Can you get hired before you graduate as a mechanical engineer?

I’m just starting my grandfather is a really well known software engineer for Boeing and told me if I have a good GPA a lot of companies will consider picking you up your junior year and pay for the rest of your college and set you up. This was back in the 70s… does this hold true today?

Forget it. This is what Co-op programs and internships are for. The companies get to try our out before hiring you full time. Nobody is going to commit to hiring you until you have your degree.

I don’t know. But I do know that depending on how strong the market is, sometimes people get offers several months before graduation.

My father is an executive for a major oil company and he does a lot of interviews for both interns and new hires (full time positions). He was a mechanical engineering major and he has worked at refineries as well as in an office. He often tells me about who he interviews, and I have never heard of someone being hired for a full-time position before they’ve graduated like that.

What’s much more common is that they hire someone as an intern, usually for the summer after their junior year but occasionally earlier, and if that person does well as an intern, they will sometimes extend a job offer to that person sometime during their senior year of college, after the internship.

I’m not so sure that they’ll pay for the rest of your college, but yes, engineering students have been known to have jobs lined up for after they graduate whether it be through their internship or through career fairs during the semester. “Picking you up” might be in reference to having an internship or co-op, but that’s for your grandfather to clarify.

All of my ME buddies had jobs lined up before they graduated. Don’t think any of them got any tuition covered though.

I don’t think that happens all that often anymore. I advised a couple of students who were engineers. Even the really good ones did tend to be recruited and often hired by the companies they interned with in their junior summer, but the companies usually didn’t pay for the last year of college. They just hired them after graduation.

Unless your grandfather hires you, no, not in this time period.
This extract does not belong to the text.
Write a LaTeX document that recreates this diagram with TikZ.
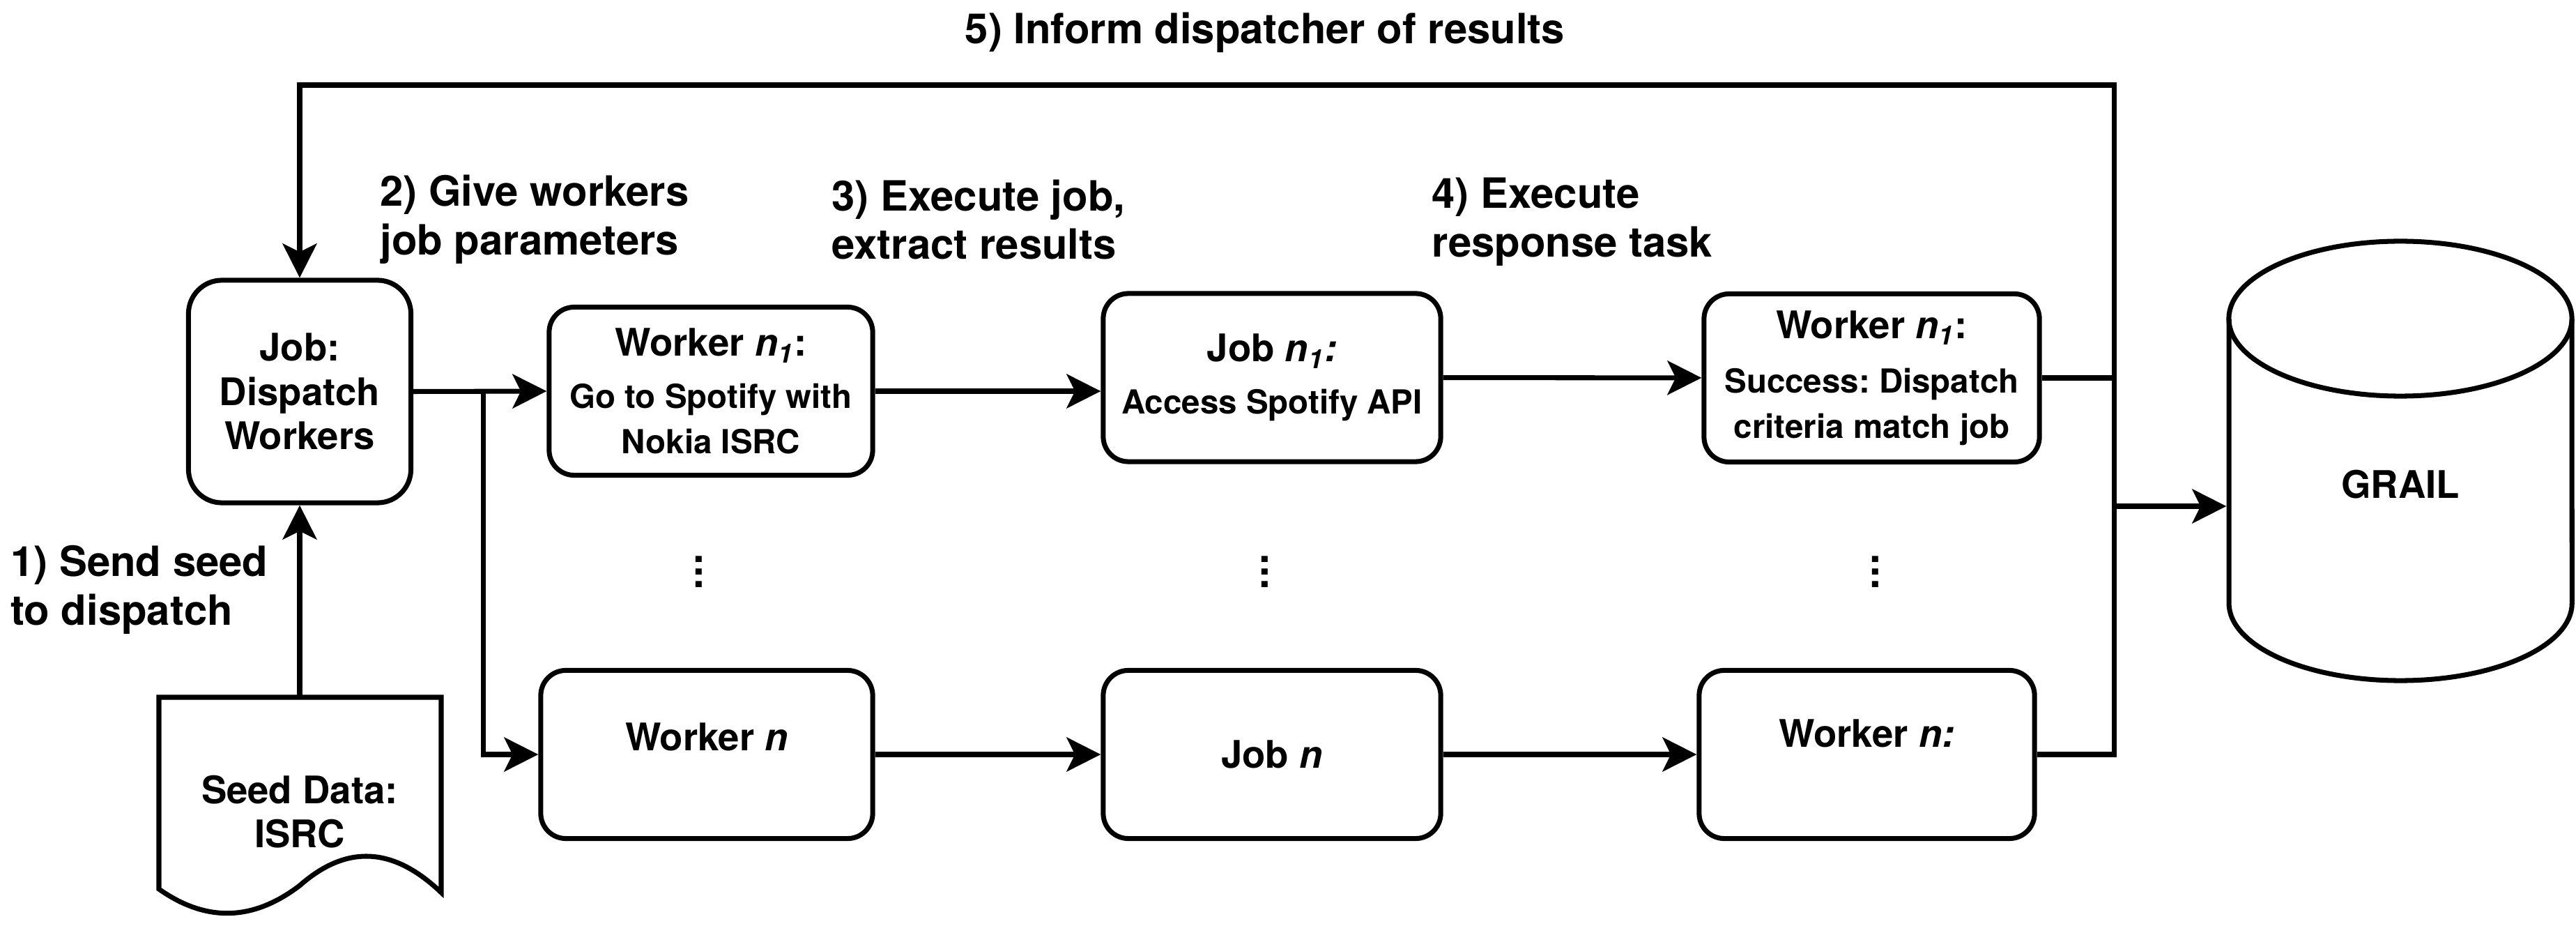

That was pretty rare even back then. More like a scholarship program which some companies still have, but as far as I know none of them cover full tuition. Tuition was a LOT cheaper back then, especially at the state schools. That might be what they covered then. The other possibility is that he is confusing it with companies that would pay for grad school. I know that happened. I friend of mine who is now a prof at Stanford got her PhD paid for by Chrysler, I think it was. Could have been GM, I forget who she worked for at first, but I think it was Chrysler.